Goal
Retype verbatim only the lines below, starting at the one that contains "Write the Altair code for this chart." and ending at the one that contains "ys = alt.Scale(domain=ydom, nice=False, zero=False)". Pictures are excluded from the copy.

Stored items
|---|

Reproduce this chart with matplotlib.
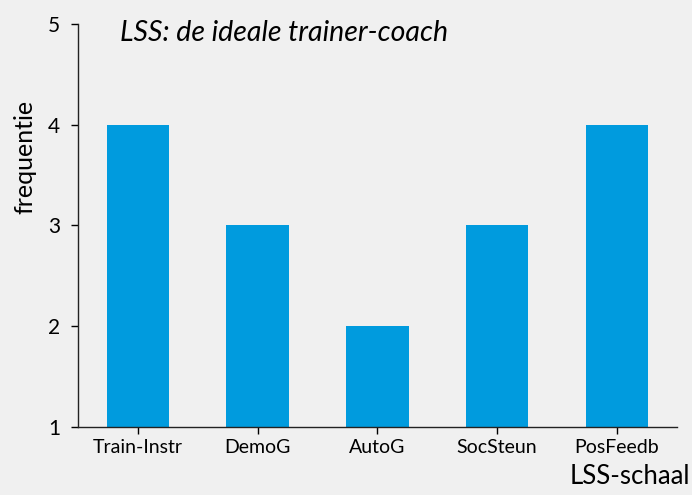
import numpy as np
import matplotlib
matplotlib.use('Agg')
import matplotlib.pyplot as plt

plt.rcParams['font.family'] = ['Lato', 'DejaVu Sans']

schalen = ['Train-Instr', 'DemoG', 'AutoG', 'SocSteun', 'PosFeedb']
frequentie = [4, 3, 2, 3, 4]
y_ticks = [1, 2, 3, 4, 5]

bg = '#f0f0f0'
blauw = '#009bde'

fig = plt.figure(figsize=(6.92, 4.95), dpi=100, facecolor=bg)
ax = fig.add_axes([0.1127, 0.1374, 0.978 - 0.1127, 0.9515 - 0.1374])
ax.set_facecolor(bg)

x = np.arange(len(schalen))
ax.bar(x, np.array(frequentie) - 1, bottom=1, width=0.52, color=blauw)

ax.set_xlim(-0.5, 4.5)
ax.set_ylim(1, 5)
ax.set_yticks(y_ticks)
ax.set_xticks(x)
ax.set_xticklabels(schalen, fontsize=14)
ax.tick_params(axis='y', labelsize=15, length=5, width=1, pad=8)
ax.tick_params(axis='x', length=5, width=1, pad=4)

for s in ['top', 'right']:
    ax.spines[s].set_visible(False)
for s in ['left', 'bottom']:
    ax.spines[s].set_linewidth(1)
    ax.spines[s].set_color('#222222')

ax.set_ylabel('frequentie', fontsize=18)
ax.yaxis.set_label_coords(-0.07, 0.67)
ax.text(0.07, 1.01, 'LSS: de ideale trainer-coach', transform=ax.transAxes,
        fontsize=20.5, fontstyle='italic', va='top', ha='left')
fig.text(0.998, 0.012, 'LSS-schaal', fontsize=18.5, ha='right', va='bottom')

fig.savefig('out.png', dpi=100, facecolor=bg)
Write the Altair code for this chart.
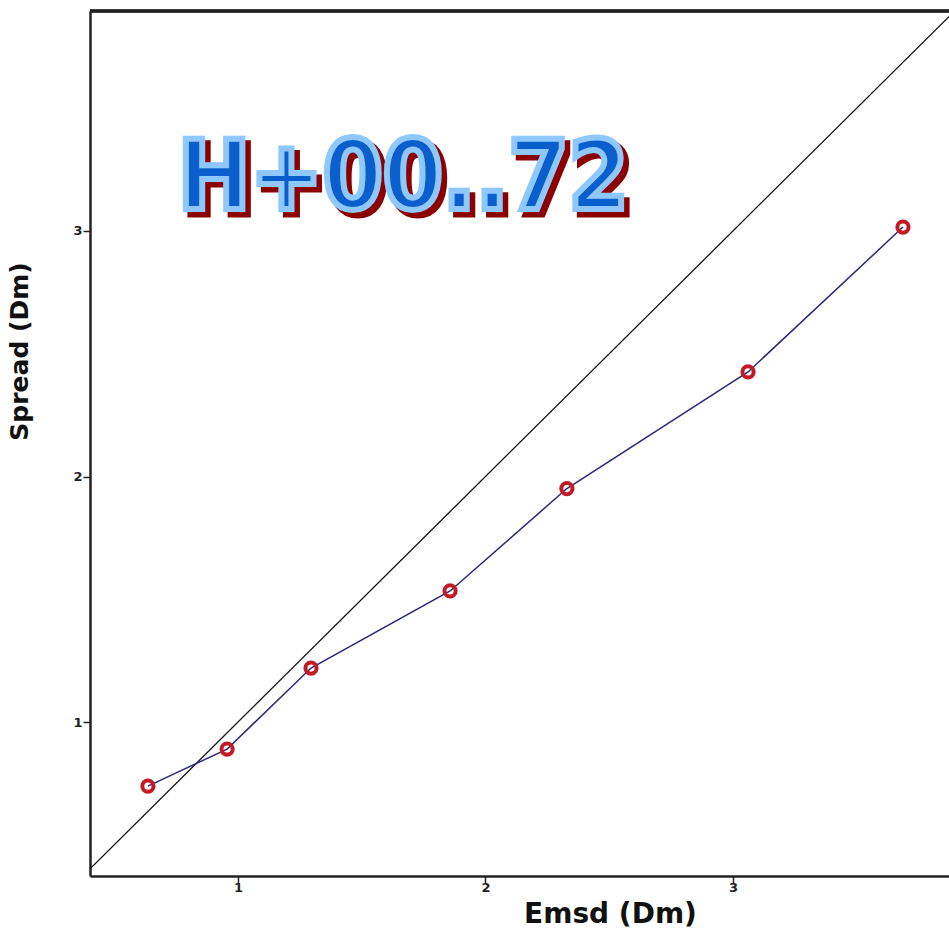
import altair as alt
import pandas as pd

emsd = [0.636, 0.956, 1.295, 1.857, 2.329, 3.061, 3.687]
spread = [0.739, 0.890, 1.220, 1.534, 1.951, 2.426, 3.016]
diag = [0.3, 4.0]
tick_vals = [1, 2, 3]
title_text = "H+00..72"

W, H = 859, 865
xdom = [0.402, 3.873]
ydom = [0.373, 3.896]

df = pd.DataFrame({"emsd": emsd, "spread": spread})
ddf = pd.DataFrame({"a": diag, "b": diag})

xs = alt.Scale(domain=xdom, nice=False, zero=False)
ys = alt.Scale(domain=ydom, nice=False, zero=False)

xax = alt.Axis(values=tick_vals, format="d", title="Emsd (Dm)", grid=False,
               domainColor="#222", domainWidth=2.5, tickColor="#222", tickSize=7,
               tickWidth=1.5, labelFontSize=13, labelFont="DejaVu Sans", labelFontWeight="bold",
               labelColor="#222", labelPadding=-2,
               titleFont="DejaVu Sans", titleFontSize=28, titleFontWeight="bold",
               titleColor="#111", titleX=520, titleY=24, titleAnchor="middle")
yax = alt.Axis(values=tick_vals, format="d", title="Spread (Dm)", grid=False,
               domainColor="#222", domainWidth=2.5, tickColor="#222", tickSize=7,
               tickWidth=1.5, labelFontSize=13, labelFont="DejaVu Sans", labelFontWeight="bold",
               labelColor="#222", labelPadding=1,
               titleFont="DejaVu Sans", titleFontSize=25, titleFontWeight="bold",
               titleColor="#111", titleX=-58, titleY=340, titleAngle=-90, titleAnchor="middle")

diag_line = alt.Chart(ddf).mark_line(color="#111", strokeWidth=1.3, clip=True).encode(
    x=alt.X("a:Q", scale=xs, axis=xax),
    y=alt.Y("b:Q", scale=ys, axis=yax),
)

series_line = alt.Chart(df).mark_line(color="#2a2a7a", strokeWidth=1.5, clip=True).encode(
    x=alt.X("emsd:Q", scale=xs),
    y=alt.Y("spread:Q", scale=ys),
)

pts = alt.Chart(df).mark_point(shape="circle", filled=False, color="#c41a26",
                               strokeWidth=4, size=125, opacity=1).encode(
    x=alt.X("emsd:Q", scale=xs),
    y=alt.Y("spread:Q", scale=ys),
)

top_rule = alt.Chart(df).mark_rule(color="#222", strokeWidth=2.5).encode(
    x=alt.value(0), x2=alt.value(W + 5), y=alt.value(0)
)

tdf = pd.DataFrame({"t": [title_text]})
font = "DejaVu Sans Condensed"
FS = 96
BX, BY = 88, 198
shadow = alt.Chart(tdf).mark_text(font=font, fontSize=FS, fontWeight="bold",
                                  color="#8b0000", stroke="#8b0000", strokeWidth=7,
                                  align="left", baseline="alphabetic").encode(
    x=alt.value(BX + 5), y=alt.value(BY + 5), text="t:N")
main = alt.Chart(tdf).mark_text(font=font, fontSize=FS, fontWeight="bold",
                                color="#0a5fcc", stroke="#8ec8ff", strokeWidth=6,
                                align="left", baseline="alphabetic").encode(
    x=alt.value(BX), y=alt.value(BY), text="t:N")

chart = alt.layer(diag_line, series_line, pts, top_rule, shadow, main).properties(
    width=W, height=H,
    autosize=alt.AutoSizeParams(type="none"),
    padding={"left": 90, "top": 11, "right": 0, "bottom": 58},
    background="white",
).configure_view(stroke=None)

chart.save("out.html", embed_options={"renderer": "svg", "actions": False})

|---|

Problem solution
Write the Altair code for this chart.
import altair as alt
import pandas as pd

emsd = [0.636, 0.956, 1.295, 1.857, 2.329, 3.061, 3.687]
spread = [0.739, 0.890, 1.220, 1.534, 1.951, 2.426, 3.016]
diag = [0.3, 4.0]
tick_vals = [1, 2, 3]
title_text = "H+00..72"

W, H = 859, 865
xdom = [0.402, 3.873]
ydom = [0.373, 3.896]

df = pd.DataFrame({"emsd": emsd, "spread": spread})
ddf = pd.DataFrame({"a": diag, "b": diag})

xs = alt.Scale(domain=xdom, nice=False, zero=False)
ys = alt.Scale(domain=ydom, nice=False, zero=False)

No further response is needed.